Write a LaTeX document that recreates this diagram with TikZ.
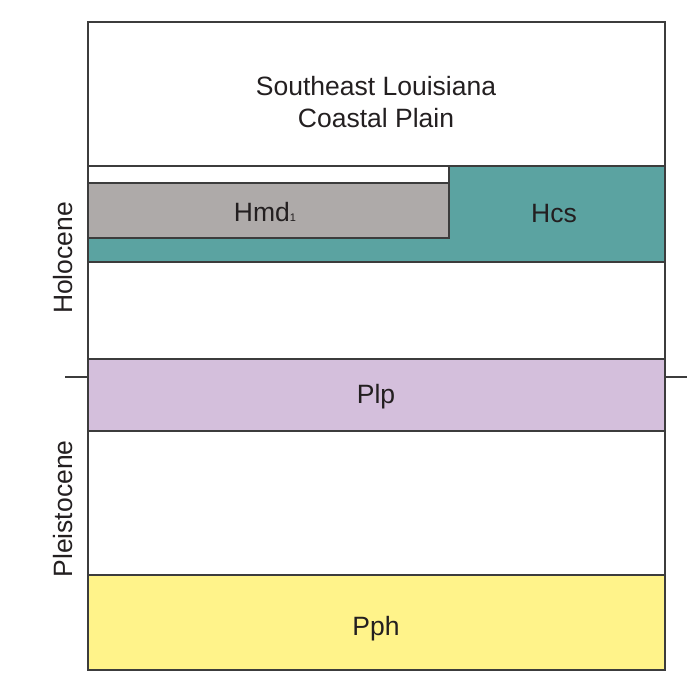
\documentclass[tikz,border=0pt]{standalone}
\usepackage{fontspec}
\setmainfont{Liberation Sans}
\definecolor{hcs}{RGB}{91,163,161}
\definecolor{hmd}{RGB}{174,170,169}
\definecolor{plp}{RGB}{212,191,220}
\definecolor{pph}{RGB}{255,243,138}
\definecolor{edge}{RGB}{60,60,60}
\definecolor{ink}{RGB}{35,31,32}
\newcommand{\unitlabel}{\fontsize{26.5}{32}\selectfont\color{ink}}
\newcommand{\lowone}{{\fontsize{11}{11}\selectfont 1}}

\begin{document}
\begin{tikzpicture}[x=1pt,y=-1pt,line width=1.2pt,
  unit/.style={draw=edge},
  lbl/.style={font=\unitlabel,inner sep=0pt,align=center},
  epoch/.style={lbl,rotate=90}]
\useasboundingbox (0,0) rectangle (697,691);
%coastal plain units
\fill[hcs] (449,166) -- (665,166) -- (665,262) -- (88,262) -- (88,238) -- (449,238) -- cycle;
\filldraw[unit,fill=hmd] (88,183) rectangle (449,238);
\draw[edge] (449,166) -- (449,238);
\draw[edge] (88,166) -- (665,166);
\draw[edge] (88,262) -- (665,262);
\filldraw[unit,fill=plp] (88,359) rectangle (665,431);
\filldraw[unit,fill=pph] (88,575) rectangle (665,670);
\draw[edge] (88,22) rectangle (665,670);
%epoch boundary
\draw[edge] (65,377) -- (88,377);
\draw[edge] (665,377) -- (687,377);
\node[lbl] (plain) at (376,102) {Southeast Louisiana\\Coastal Plain};
\node[lbl] (hmd) at (265,212) {Hmd\lowone};
\node[lbl] (hcs) at (554,214) {Hcs};
\node[lbl] (plp) at (376,397) {Plp};
\node[lbl] (pph) at (376,629) {Pph};
\node[epoch] (holo) at (63,258) {Holocene};
\node[epoch] (pleis) at (63,509) {Pleistocene};
\end{tikzpicture}
\end{document}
+---+
Set down the complete material exactly, but do not include the images.

## [SOLUTION TO THE PROBLEM]
Write a LaTeX document that recreates this diagram with TikZ.
\documentclass[tikz,border=0pt]{standalone}
\usepackage{fontspec}
\setmainfont{Liberation Sans}
\definecolor{hcs}{RGB}{91,163,161}
\definecolor{hmd}{RGB}{174,170,169}
\definecolor{plp}{RGB}{212,191,220}
\definecolor{pph}{RGB}{255,243,138}
\definecolor{edge}{RGB}{60,60,60}
\definecolor{ink}{RGB}{35,31,32}
\newcommand{\unitlabel}{\fontsize{26.5}{32}\selectfont\color{ink}}
\newcommand{\lowone}{{\fontsize{11}{11}\selectfont 1}}

\begin{document}
\begin{tikzpicture}[x=1pt,y=-1pt,line width=1.2pt,
  unit/.style={draw=edge},
  lbl/.style={font=\unitlabel,inner sep=0pt,align=center},
  epoch/.style={lbl,rotate=90}]
\useasboundingbox (0,0) rectangle (697,691);
%coastal plain units
\fill[hcs] (449,166) -- (665,166) -- (665,262) -- (88,262) -- (88,238) -- (449,238) -- cycle;
\filldraw[unit,fill=hmd] (88,183) rectangle (449,238);
\draw[edge] (449,166) -- (449,238);
\draw[edge] (88,166) -- (665,166);
\draw[edge] (88,262) -- (665,262);
\filldraw[unit,fill=plp] (88,359) rectangle (665,431);
\filldraw[unit,fill=pph] (88,575) rectangle (665,670);
\draw[edge] (88,22) rectangle (665,670);
%epoch boundary
\draw[edge] (65,377) -- (88,377);
\draw[edge] (665,377) -- (687,377);
\node[lbl] (plain) at (376,102) {Southeast Louisiana\\Coastal Plain};
\node[lbl] (hmd) at (265,212) {Hmd\lowone};
\node[lbl] (hcs) at (554,214) {Hcs};
\node[lbl] (plp) at (376,397) {Plp};
\node[lbl] (pph) at (376,629) {Pph};
\node[epoch] (holo) at (63,258) {Holocene};
\node[epoch] (pleis) at (63,509) {Pleistocene};
\end{tikzpicture}
\end{document}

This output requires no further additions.